El imputado que hablo después de Guerrieri fue el ex agente de inteligencia Walter Pagano, quien expresó que “solamente voy a agradecer la labor de los profesionales de mi defensa y reiterar mi inocencia”, y no dijo más.

A su turno el mayor retirado, Jorge Fariña, reiteró lo manifestado en su declaración indagatoria y posterior ampliación. “Lo único de lo que me hago cargo es de haber sido militar, en un momento en que el gobierno estaba a cargo de militares. Y estuve en Rosario”, indicó.

Fariña se declaró inocente, negó todas las acusaciones en su contra y les pidió a los jueces que “cuando dicten su veredicto con independencia, derecho, justicia y legalidad, pese a las presiones políticas, ideológicas, periodístico y gubernamental”.

El último en hacer uso del derecho a expresar sus palabras finales fue el también servicio de inteligencia Eduardo “Tucu” Costanzo, que enfrentó los dichos de sus coimputados: “Había pensado no hablar hoy. Pero he escuchado en la forma en que me atacan y quieren descalificarme”, explicó el represor que en varias oportunidades a lo largo del juicio confesó los delitos de los otros cuatro imputados y se auto incriminó al mismo tiempo.

Costanzo se quejó del trabajo del defensor de Pagano, quien según el Tucu “pretendió desacreditar todo lo declarado por mi”. “Son chicanas muy pobres. Fopiani se equivoca. Hasta que me presenté a la Justicia fuimos amigos con Pagano”, señaló el represor.

Costanzo pidió ante el tribunal que se aclarare la muerte de un militante al que llamaban Remo, cuya desaparición no está denunciada y que el Tucu contó que fue enterrado en un pozo que “cavamos por orden de Fariña. Alias Sebastián”.

El represor que más habló en el juicio volvió a la carga con sus dichos sobre un presunto riesgo que corre su vida producto de su decisión de contar cómo actuó la patota. “Hago responsables de mi vida e integridad física a Fopiani y Galarza –abogados defensores de otros imputados–, que quieren un traslado donde me van a matar”, advirtió Costanzo, y agregó: “Voy a ser asesinado.

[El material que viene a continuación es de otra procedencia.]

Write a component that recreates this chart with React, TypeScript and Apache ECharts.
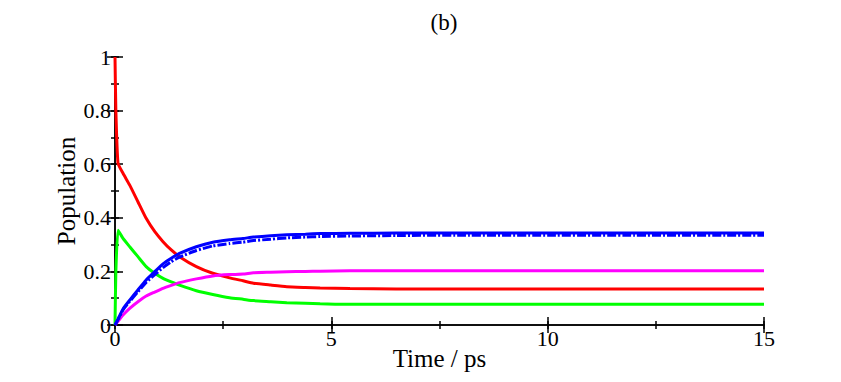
import React, { useEffect, useRef } from "react";
import * as echarts from "echarts";

const titleText = "(b)";
const xName = "Time / ps";
const yName = "Population";

const time = [0, 0.02, 0.07, 0.185, 0.34, 0.53, 0.72, 0.92, 1.11, 1.3, 1.49, 1.88, 2.26, 2.65, 2.96, 3.2, 3.6, 3.97, 4.4, 4.74, 5.43, 6.5, 8, 10, 12, 15];

const red = [1.0, 0.8, 0.603, 0.566, 0.522, 0.46, 0.398, 0.348, 0.311, 0.28, 0.255, 0.218, 0.193, 0.176, 0.165, 0.156, 0.149, 0.143, 0.14, 0.138, 0.136, 0.134, 0.134, 0.134, 0.134, 0.134];
const green = [0, 0.2, 0.354, 0.323, 0.292, 0.255, 0.218, 0.193, 0.174, 0.161, 0.149, 0.128, 0.114, 0.102, 0.096, 0.091, 0.087, 0.083, 0.081, 0.079, 0.077, 0.077, 0.077, 0.077, 0.077, 0.077];
const blueSolid = [0, 0.006, 0.022, 0.06, 0.093, 0.131, 0.168, 0.199, 0.228, 0.249, 0.267, 0.292, 0.309, 0.318, 0.323, 0.328, 0.333, 0.337, 0.339, 0.341, 0.342, 0.343, 0.343, 0.343, 0.343, 0.343];
const blueDashed = [0, 0.006, 0.02, 0.056, 0.088, 0.124, 0.159, 0.188, 0.214, 0.236, 0.253, 0.278, 0.295, 0.304, 0.309, 0.315, 0.32, 0.325, 0.328, 0.33, 0.332, 0.334, 0.335, 0.335, 0.335, 0.335];
const magenta = [0, 0.004, 0.014, 0.037, 0.062, 0.087, 0.108, 0.123, 0.137, 0.148, 0.158, 0.172, 0.183, 0.188, 0.19, 0.195, 0.197, 0.199, 0.2, 0.201, 0.202, 0.202, 0.202, 0.202, 0.202, 0.202];

const FONT = "'Liberation Serif', 'Times New Roman', serif";

function pairs(vals: number[]) {
  return time.map((t, i) => [t, vals[i]]);
}

export default function App() {
  const ref = useRef<HTMLDivElement>(null);
  useEffect(() => {
    if (!ref.current) return;
    const chart = echarts.init(ref.current, undefined, { renderer: "svg" });
    const lineSt = { color: "#000", width: 1.5 };
    const axisLine = { show: true, lineStyle: lineSt };
    const noLine = { show: false };
    const majorTick = { show: true, inside: true, length: 8, lineStyle: lineSt };
    const minorTick = { show: true, inside: true, length: 4, lineStyle: lineSt };
    const xBase = { type: "value", min: 0, max: 15, splitLine: { show: false } };
    const yBase = { type: "value", min: 0, max: 1, splitLine: { show: false } };
    const mk = (name: string, vals: number[], color: string, dashed?: boolean) => ({
      name,
      type: "line",
      xAxisIndex: 0,
      yAxisIndex: 0,
      data: pairs(vals),
      showSymbol: false,
      symbol: "none",
      smooth: 0.15,
      lineStyle: { color, width: 3, type: dashed ? [9, 2, 2, 2] : "solid" },
      itemStyle: { color },
    });
    chart.setOption({
      animation: false,
      backgroundColor: "#fff",
      title: {
        text: titleText,
        left: 439,
        textAlign: "center",
        top: 6,
        textStyle: { fontFamily: FONT, fontSize: 23, fontWeight: "normal", color: "#000" },
      },
      grid: { left: 115, right: 77, top: 57, bottom: 57, containLabel: false, outerBoundsMode: "none" },
      xAxis: [
        {
          ...xBase,
          position: "bottom",
          interval: 5,
          name: xName,
          nameLocation: "middle",
          nameGap: 21,
          nameMoveOverlap: false,
          nameTextStyle: { fontFamily: FONT, fontSize: 25, color: "#000" },
          axisLine,
          axisTick: majorTick,
          axisLabel: { fontFamily: FONT, fontSize: 22, color: "#000", margin: 2 },
        },
        { ...xBase, position: "bottom", interval: 2.5, axisLine: noLine, axisTick: minorTick, axisLabel: { show: false } },
        { ...xBase, position: "top", interval: 5, axisLine, axisTick: majorTick, axisLabel: { show: false } },
        { ...xBase, position: "top", interval: 2.5, axisLine: noLine, axisTick: minorTick, axisLabel: { show: false } },
      ],
      yAxis: [
        {
          ...yBase,
          position: "left",
          interval: 0.2,
          name: yName,
          nameLocation: "middle",
          nameGap: 36,
          nameMoveOverlap: false,
          nameTextStyle: { fontFamily: FONT, fontSize: 25, color: "#000" },
          axisLine,
          axisTick: majorTick,
          axisLabel: { fontFamily: FONT, fontSize: 22, color: "#000", margin: 4 },
        },
        { ...yBase, position: "left", interval: 0.1, axisLine: noLine, axisTick: minorTick, axisLabel: { show: false } },
        { ...yBase, position: "right", interval: 0.2, axisLine, axisTick: majorTick, axisLabel: { show: false } },
        { ...yBase, position: "right", interval: 0.1, axisLine: noLine, axisTick: minorTick, axisLabel: { show: false } },
      ],
      series: [
        mk("red", red, "#ff0000"),
        mk("green", green, "#00ff00"),
        mk("magenta", magenta, "#ff00ff"),
        mk("blueDashed", blueDashed, "#0000ff", true),
        mk("blueSolid", blueSolid, "#0000ff"),
      ],
    });
    return () => chart.dispose();
  }, []);
  return <div ref={ref} style={{ position: "fixed", left: 0, top: 0, width: 841, height: 382 }} />;
}
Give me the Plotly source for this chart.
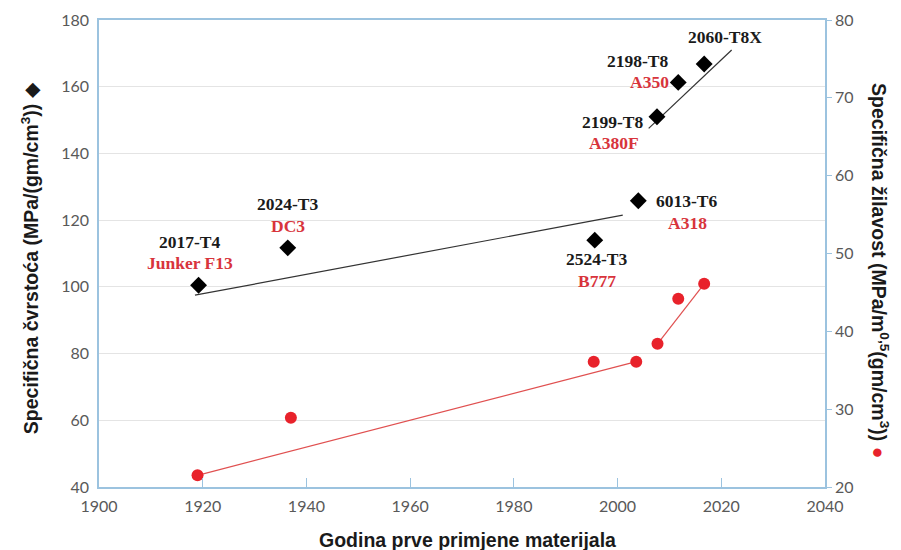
import plotly.graph_objects as go

# ---- data ----
years_strength = [1919.2, 1936.4, 1995.6, 2004, 2007.6, 2011.7, 2016.7]
strength = [100.5, 111.7, 114, 125.8, 151, 161.3, 166.8]
alloys = ["2017-T4", "2024-T3", "2524-T3", "6013-T6", "2199-T8", "2198-T8", "2060-T8X"]
aircraft = ["Junker F13", "DC3", "B777", "A318", "A380F", "A350", ""]

years_tough = [1919, 1937, 1995.4, 2003.6, 2007.7, 2011.7, 2016.7]
toughness = [21.5, 28.9, 36.1, 36.1, 38.4, 44.2, 46.1]

trend1_x = [1918.5, 2001]
trend1_y = [97.5, 121.5]
trend2_x = [2006, 2022]
trend2_y = [147.5, 171]

red_seg_x = [1919, 2003.6, None, 2007.7, 2016.7]
red_seg_y = [21.5, 36.1, None, 38.4, 46.1]

x_ticks = [1900, 1920, 1940, 1960, 1980, 2000, 2020, 2040]

# ---- styles / layout offsets ----
BLUE = "#9cc3df"
RED = "#e8222b"
LABEL_RED = "#d8343c"
# (dx, dy) pixel offsets for alloy label and aircraft label
alloy_off = [(-9, 43), (0, 44), (2, -19), (49, 0), (-44, -5), (-40, 21), (21, 27)]
air_off = [(-9, 22), (0, 22), (2, -41), (49, -22), (-43, -26), (-29, 0), (0, 0)]

fig = go.Figure()

fig.add_trace(go.Scatter(x=trend1_x, y=trend1_y, mode="lines",
                         line=dict(color="#333333", width=1.2), showlegend=False))
fig.add_trace(go.Scatter(x=trend2_x, y=trend2_y, mode="lines",
                         line=dict(color="#333333", width=1.2), showlegend=False))
fig.add_trace(go.Scatter(x=red_seg_x, y=red_seg_y, mode="lines", yaxis="y2",
                         line=dict(color="#e05050", width=1.2), showlegend=False))
fig.add_trace(go.Scatter(x=years_strength, y=strength, mode="markers",
                         marker=dict(symbol="diamond", size=13, color="black"),
                         showlegend=False))
fig.add_trace(go.Scatter(x=years_tough, y=toughness, mode="markers", yaxis="y2",
                         marker=dict(symbol="circle", size=12, color=RED),
                         showlegend=False))

serif = "Liberation Serif"
for i, (x, y) in enumerate(zip(years_strength, strength)):
    dx, dy = alloy_off[i]
    fig.add_annotation(x=x, y=y, text="<b>%s</b>" % alloys[i], showarrow=False,
                       xshift=dx, yshift=dy,
                       font=dict(family=serif, size=17.5, color="#1a1a1a"))
    if aircraft[i]:
        dx, dy = air_off[i]
        fig.add_annotation(x=x, y=y, text="<b>%s</b>" % aircraft[i], showarrow=False,
                           xshift=dx, yshift=dy,
                           font=dict(family=serif, size=17.5, color=LABEL_RED))

title_font = dict(family="Liberation Sans", size=19.5, color="#1a1a1a")
fig.add_annotation(xref="paper", yref="paper", x=-0.095, y=0.49,
                   text="<b>Specifična čvrstoća (MPa/(gm/cm<sup>3</sup>))</b> ◆",
                   textangle=-90, showarrow=False, font=title_font,
                   xanchor="center", yanchor="middle")
fig.add_annotation(xref="paper", yref="paper", x=1.0757, y=0.4625,
                   text="<b>Specifična žilavost (MPa/m<sup>0,5</sup>(gm/cm<sup>3</sup>))</b> "
                        "<span style='color:%s'>●</span>" % RED,
                   textangle=90, showarrow=False, font=title_font,
                   xanchor="center", yanchor="middle")
fig.add_annotation(xref="paper", yref="paper", x=0.508, y=-0.1135,
                   text="<b>Godina prve primjene materijala</b>",
                   showarrow=False, font=title_font,
                   xanchor="center", yanchor="middle")

tick_font = dict(family="Lato", size=16, color="#595959")
fig.update_layout(
    width=901, height=550,
    margin=dict(l=91, r=84, t=12, b=71),
    paper_bgcolor="white", plot_bgcolor="white",
    xaxis=dict(range=[1900, 2040], tickvals=x_ticks, showgrid=False,
               showline=True, linecolor=BLUE, linewidth=1.5, mirror=True,
               ticks="inside", ticklen=9, tickcolor=BLUE, tickfont=tick_font,
               ticklabelstandoff=4, zeroline=False, automargin=False),
    yaxis=dict(range=[40, 180], dtick=20, showgrid=True, gridcolor="#e4e4e4",
               showline=True, linecolor=BLUE, linewidth=1.5, automargin=False,
               ticks="", tickfont=tick_font, ticklabelstandoff=5, zeroline=False),
    yaxis2=dict(range=[20, 80], dtick=10, overlaying="y", side="right",
                showgrid=False, showline=True, linecolor=BLUE, linewidth=1.5,
                ticks="outside", ticklen=5, tickcolor=BLUE, tickfont=tick_font,
                zeroline=False, automargin=False),
)

fig.write_html("out.html")
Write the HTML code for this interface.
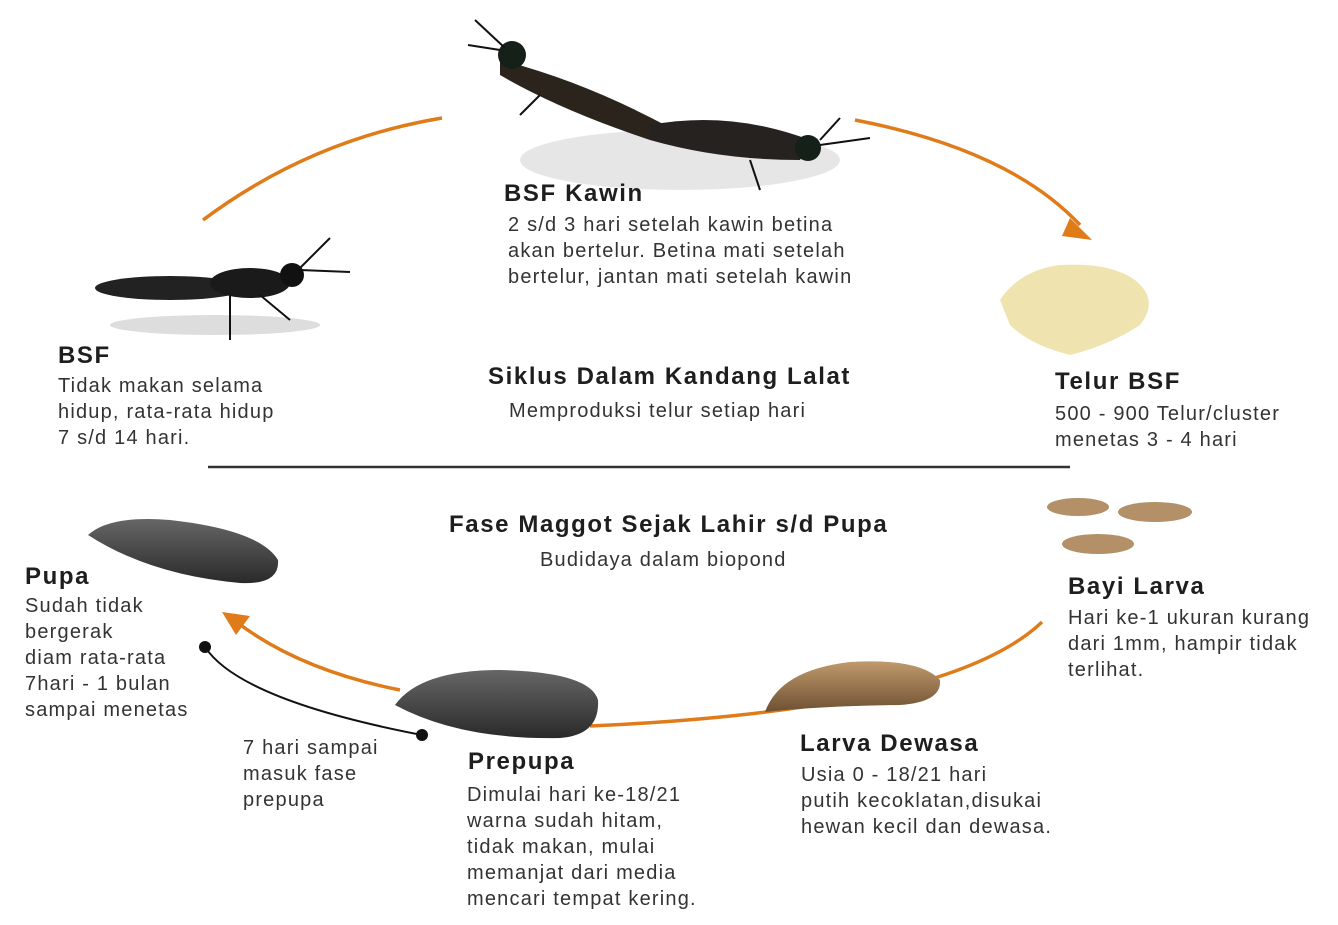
<!DOCTYPE html>
<html><head><meta charset="utf-8"><style>
body{margin:0;width:1338px;height:925px;background:#fff;position:relative;overflow:hidden;font-family:"Liberation Sans",sans-serif;color:#2a2a2a}
.t{position:absolute;font-weight:bold;font-size:24px;letter-spacing:1.6px;color:#1e1e1e}
.p{position:absolute;font-size:20px;letter-spacing:1.2px;line-height:26px;color:#333;white-space:nowrap}
svg{position:absolute;left:0;top:0}
</style></head><body>
<svg width="1338" height="925">
<defs>
<linearGradient id="lv" x1="0" y1="0" x2="0" y2="1"><stop offset="0" stop-color="#c09a6c"/><stop offset="1" stop-color="#6e5032"/></linearGradient>
<linearGradient id="dk" x1="0" y1="0" x2="0" y2="1"><stop offset="0" stop-color="#666"/><stop offset="1" stop-color="#2a2a2a"/></linearGradient></defs>
<g fill="none" stroke="#e07b1a" stroke-width="3.5">
<path d="M203,220 Q310,140 442,118"/>
<path d="M855,120 Q1010,150 1080,225"/>
<path d="M1042,622 Q950,710 590,726"/>
<path d="M400,690 Q300,670 238,623"/>
</g>
<path d="M1070,218 L1092,240 L1062,236z" fill="#e07b1a"/>
<path d="M222,612 L250,616 L236,635z" fill="#e07b1a"/>
<path d="M205,647 Q240,700 422,735" fill="none" stroke="#111" stroke-width="2"/>
<circle cx="205" cy="647" r="6" fill="#111"/><circle cx="422" cy="735" r="6" fill="#111"/>
<line x1="208" y1="467" x2="1070" y2="467" stroke="#333" stroke-width="2.5"/>
<ellipse cx="215" cy="325" rx="105" ry="10" fill="#ddd"/>
<ellipse cx="170" cy="288" rx="75" ry="12" fill="#222"/>
<ellipse cx="250" cy="283" rx="40" ry="15" fill="#1a1a1a"/>
<circle cx="292" cy="275" r="12" fill="#111"/>
<path d="M300,268 L330,238 M300,270 L350,272 M230,295 L230,340 M260,295 L290,320" stroke="#111" stroke-width="2"/>
<ellipse cx="680" cy="160" rx="160" ry="30" fill="#e6e6e6"/>
<path d="M500,60 Q580,80 665,125 L650,140 Q560,110 500,75z" fill="#2b241d"/>
<path d="M650,125 Q730,110 810,140 L800,160 Q720,160 650,140z" fill="#262220"/>
<circle cx="512" cy="55" r="14" fill="#152018"/><circle cx="808" cy="148" r="13" fill="#152018"/>
<path d="M505,48 L475,20 M500,50 L468,45 M820,145 L870,138 M820,140 L840,118 M540,95 L520,115 M750,160 L760,190" stroke="#111" stroke-width="2"/>
<path d="M1000,300 Q1020,270 1060,265 Q1110,262 1135,280 Q1160,300 1140,325 Q1110,345 1070,355 Q1030,345 1010,325z" fill="#efe3b0"/>
<ellipse cx="1078" cy="507" rx="31" ry="9" fill="#b39068"/>
<ellipse cx="1155" cy="512" rx="37" ry="10" fill="#b39068"/>
<ellipse cx="1098" cy="544" rx="36" ry="10" fill="#b39068"/>
<path d="M765,712 Q780,670 850,662 Q920,658 940,680 Q942,702 900,705 Q820,706 765,712z" fill="url(#lv)"/>
<path d="M395,705 Q420,670 500,670 Q590,672 598,700 Q600,735 560,738 Q460,740 395,705z" fill="url(#dk)"/>
<path d="M88,535 Q110,515 170,520 Q260,530 278,560 Q280,585 240,583 Q150,575 88,535z" fill="url(#dk)"/>
</svg>
<div class="t" style="left:504px;top:180px">BSF Kawin</div>
<div class="p" style="left:508px;top:212px">2 s/d 3 hari setelah kawin betina<br>akan bertelur. Betina mati setelah<br>bertelur, jantan mati setelah kawin</div>
<div class="t" style="left:58px;top:342px">BSF</div>
<div class="p" style="left:58px;top:373px">Tidak makan selama<br>hidup, rata-rata hidup<br>7 s/d 14 hari.</div>
<div class="t" style="left:488px;top:363px">Siklus Dalam Kandang Lalat</div>
<div class="p" style="left:509px;top:398px">Memproduksi telur setiap hari</div>
<div class="t" style="left:1055px;top:368px">Telur BSF</div>
<div class="p" style="left:1055px;top:401px">500 - 900 Telur/cluster<br>menetas 3 - 4 hari</div>
<div class="t" style="left:449px;top:511px">Fase Maggot Sejak Lahir s/d Pupa</div>
<div class="p" style="left:540px;top:547px">Budidaya dalam biopond</div>
<div class="t" style="left:25px;top:563px">Pupa</div>
<div class="p" style="left:25px;top:593px">Sudah tidak<br>bergerak<br>diam rata-rata<br>7hari - 1 bulan<br>sampai menetas</div>
<div class="t" style="left:1068px;top:573px">Bayi Larva</div>
<div class="p" style="left:1068px;top:605px">Hari ke-1 ukuran kurang<br>dari 1mm, hampir tidak<br>terlihat.</div>
<div class="p" style="left:243px;top:735px">7 hari sampai<br>masuk fase<br>prepupa</div>
<div class="t" style="left:800px;top:730px">Larva Dewasa</div>
<div class="p" style="left:801px;top:762px">Usia 0 - 18/21 hari<br>putih kecoklatan,disukai<br>hewan kecil dan dewasa.</div>
<div class="t" style="left:468px;top:748px">Prepupa</div>
<div class="p" style="left:467px;top:782px">Dimulai hari ke-18/21<br>warna sudah hitam,<br>tidak makan, mulai<br>memanjat dari media<br>mencari tempat kering.</div>
</body></html>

No permitan que yo sea un caso más como Febres, Julio López y Silvia Suppo”.

Luego de las palabras de los represores de los cinco centros de detención que se investigan en la causa, por donde pasaron más de sesenta detenidos –que fueron sometidos a los más crueles tormentos, de los cuales diecisiete continúan desaparecidos–, el público estalló en cantos reinstalando la incógnita que hace más de treinta años las Madres de plaza de mayo convirtieron en bandera: ¿Adónde están los desaparecidos?

La pregunta no fue respondida por los represores.